WHAT YOU SHOULD DO
Omit any picture, and return the remaining data exactly as written.

═══ SUPPLIED DATA ═══

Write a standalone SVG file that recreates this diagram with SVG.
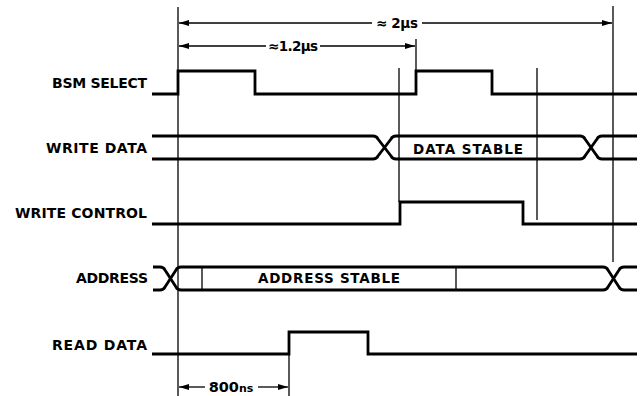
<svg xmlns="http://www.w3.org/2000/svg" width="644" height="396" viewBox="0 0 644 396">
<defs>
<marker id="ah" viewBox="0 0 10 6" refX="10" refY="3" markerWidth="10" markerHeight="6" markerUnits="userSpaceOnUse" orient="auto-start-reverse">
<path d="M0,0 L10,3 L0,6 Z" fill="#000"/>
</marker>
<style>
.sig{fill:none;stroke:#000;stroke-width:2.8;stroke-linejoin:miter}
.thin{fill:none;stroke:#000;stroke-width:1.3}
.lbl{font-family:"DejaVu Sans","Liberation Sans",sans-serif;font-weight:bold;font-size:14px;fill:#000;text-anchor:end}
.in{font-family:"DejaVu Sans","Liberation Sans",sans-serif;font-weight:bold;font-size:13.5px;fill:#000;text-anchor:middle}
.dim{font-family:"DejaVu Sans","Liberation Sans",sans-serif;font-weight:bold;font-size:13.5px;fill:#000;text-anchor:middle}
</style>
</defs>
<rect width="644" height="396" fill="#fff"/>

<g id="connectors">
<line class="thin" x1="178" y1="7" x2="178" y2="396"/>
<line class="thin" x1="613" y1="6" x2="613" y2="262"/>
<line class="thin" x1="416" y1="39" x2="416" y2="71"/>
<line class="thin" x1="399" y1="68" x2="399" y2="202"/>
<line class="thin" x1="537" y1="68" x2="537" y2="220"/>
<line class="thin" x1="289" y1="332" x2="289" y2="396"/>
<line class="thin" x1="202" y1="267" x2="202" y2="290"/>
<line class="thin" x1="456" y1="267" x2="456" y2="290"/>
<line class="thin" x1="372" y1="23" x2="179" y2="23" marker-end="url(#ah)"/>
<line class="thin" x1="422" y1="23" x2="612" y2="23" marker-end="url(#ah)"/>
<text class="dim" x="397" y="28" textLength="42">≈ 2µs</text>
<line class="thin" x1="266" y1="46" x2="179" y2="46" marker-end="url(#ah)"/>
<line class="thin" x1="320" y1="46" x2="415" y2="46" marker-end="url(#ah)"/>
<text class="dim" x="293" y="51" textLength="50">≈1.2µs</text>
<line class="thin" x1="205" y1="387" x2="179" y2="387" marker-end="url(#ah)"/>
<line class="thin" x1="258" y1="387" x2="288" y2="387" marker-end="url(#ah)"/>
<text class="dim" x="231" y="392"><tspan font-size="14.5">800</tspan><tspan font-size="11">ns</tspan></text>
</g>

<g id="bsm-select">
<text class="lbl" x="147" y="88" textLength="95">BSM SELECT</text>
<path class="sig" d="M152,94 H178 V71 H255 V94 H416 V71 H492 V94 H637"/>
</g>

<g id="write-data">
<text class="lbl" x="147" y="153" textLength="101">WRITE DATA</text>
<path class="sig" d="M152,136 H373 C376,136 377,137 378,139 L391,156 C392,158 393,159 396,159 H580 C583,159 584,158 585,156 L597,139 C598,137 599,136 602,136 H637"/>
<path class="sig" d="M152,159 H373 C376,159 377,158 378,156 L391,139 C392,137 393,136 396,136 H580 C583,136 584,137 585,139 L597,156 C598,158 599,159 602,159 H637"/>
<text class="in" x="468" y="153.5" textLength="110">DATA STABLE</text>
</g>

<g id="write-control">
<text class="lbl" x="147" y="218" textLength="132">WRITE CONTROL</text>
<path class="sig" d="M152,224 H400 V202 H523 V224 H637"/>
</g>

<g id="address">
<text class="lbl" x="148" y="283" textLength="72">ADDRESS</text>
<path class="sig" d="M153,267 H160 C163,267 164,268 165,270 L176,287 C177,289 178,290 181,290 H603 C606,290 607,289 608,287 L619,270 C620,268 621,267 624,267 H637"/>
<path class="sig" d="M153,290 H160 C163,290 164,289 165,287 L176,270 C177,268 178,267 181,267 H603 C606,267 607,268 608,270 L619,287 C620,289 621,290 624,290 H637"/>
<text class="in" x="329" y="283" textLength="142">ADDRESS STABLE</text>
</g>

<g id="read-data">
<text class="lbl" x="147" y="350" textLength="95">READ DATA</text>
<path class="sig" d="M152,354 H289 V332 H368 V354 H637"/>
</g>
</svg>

═══

WRITTEN SOLUTION
Write a standalone SVG file that recreates this diagram with SVG.
<svg xmlns="http://www.w3.org/2000/svg" width="644" height="396" viewBox="0 0 644 396">
<defs>
<marker id="ah" viewBox="0 0 10 6" refX="10" refY="3" markerWidth="10" markerHeight="6" markerUnits="userSpaceOnUse" orient="auto-start-reverse">
<path d="M0,0 L10,3 L0,6 Z" fill="#000"/>
</marker>
<style>
.sig{fill:none;stroke:#000;stroke-width:2.8;stroke-linejoin:miter}
.thin{fill:none;stroke:#000;stroke-width:1.3}
.lbl{font-family:"DejaVu Sans","Liberation Sans",sans-serif;font-weight:bold;font-size:14px;fill:#000;text-anchor:end}
.in{font-family:"DejaVu Sans","Liberation Sans",sans-serif;font-weight:bold;font-size:13.5px;fill:#000;text-anchor:middle}
.dim{font-family:"DejaVu Sans","Liberation Sans",sans-serif;font-weight:bold;font-size:13.5px;fill:#000;text-anchor:middle}
</style>
</defs>
<rect width="644" height="396" fill="#fff"/>

<g id="connectors">
<line class="thin" x1="178" y1="7" x2="178" y2="396"/>
<line class="thin" x1="613" y1="6" x2="613" y2="262"/>
<line class="thin" x1="416" y1="39" x2="416" y2="71"/>
<line class="thin" x1="399" y1="68" x2="399" y2="202"/>
<line class="thin" x1="537" y1="68" x2="537" y2="220"/>
<line class="thin" x1="289" y1="332" x2="289" y2="396"/>
<line class="thin" x1="202" y1="267" x2="202" y2="290"/>
<line class="thin" x1="456" y1="267" x2="456" y2="290"/>
<line class="thin" x1="372" y1="23" x2="179" y2="23" marker-end="url(#ah)"/>
<line class="thin" x1="422" y1="23" x2="612" y2="23" marker-end="url(#ah)"/>
<text class="dim" x="397" y="28" textLength="42">≈ 2µs</text>
<line class="thin" x1="266" y1="46" x2="179" y2="46" marker-end="url(#ah)"/>
<line class="thin" x1="320" y1="46" x2="415" y2="46" marker-end="url(#ah)"/>
<text class="dim" x="293" y="51" textLength="50">≈1.2µs</text>
<line class="thin" x1="205" y1="387" x2="179" y2="387" marker-end="url(#ah)"/>
<line class="thin" x1="258" y1="387" x2="288" y2="387" marker-end="url(#ah)"/>
<text class="dim" x="231" y="392"><tspan font-size="14.5">800</tspan><tspan font-size="11">ns</tspan></text>
</g>

<g id="bsm-select">
<text class="lbl" x="147" y="88" textLength="95">BSM SELECT</text>
<path class="sig" d="M152,94 H178 V71 H255 V94 H416 V71 H492 V94 H637"/>
</g>

<g id="write-data">
<text class="lbl" x="147" y="153" textLength="101">WRITE DATA</text>
<path class="sig" d="M152,136 H373 C376,136 377,137 378,139 L391,156 C392,158 393,159 396,159 H580 C583,159 584,158 585,156 L597,139 C598,137 599,136 602,136 H637"/>
<path class="sig" d="M152,159 H373 C376,159 377,158 378,156 L391,139 C392,137 393,136 396,136 H580 C583,136 584,137 585,139 L597,156 C598,158 599,159 602,159 H637"/>
<text class="in" x="468" y="153.5" textLength="110">DATA STABLE</text>
</g>

<g id="write-control">
<text class="lbl" x="147" y="218" textLength="132">WRITE CONTROL</text>
<path class="sig" d="M152,224 H400 V202 H523 V224 H637"/>
</g>

<g id="address">
<text class="lbl" x="148" y="283" textLength="72">ADDRESS</text>
<path class="sig" d="M153,267 H160 C163,267 164,268 165,270 L176,287 C177,289 178,290 181,290 H603 C606,290 607,289 608,287 L619,270 C620,268 621,267 624,267 H637"/>
<path class="sig" d="M153,290 H160 C163,290 164,289 165,287 L176,270 C177,268 178,267 181,267 H603 C606,267 607,268 608,270 L619,287 C620,289 621,290 624,290 H637"/>
<text class="in" x="329" y="283" textLength="142">ADDRESS STABLE</text>
</g>

<g id="read-data">
<text class="lbl" x="147" y="350" textLength="95">READ DATA</text>
<path class="sig" d="M152,354 H289 V332 H368 V354 H637"/>
</g>
</svg>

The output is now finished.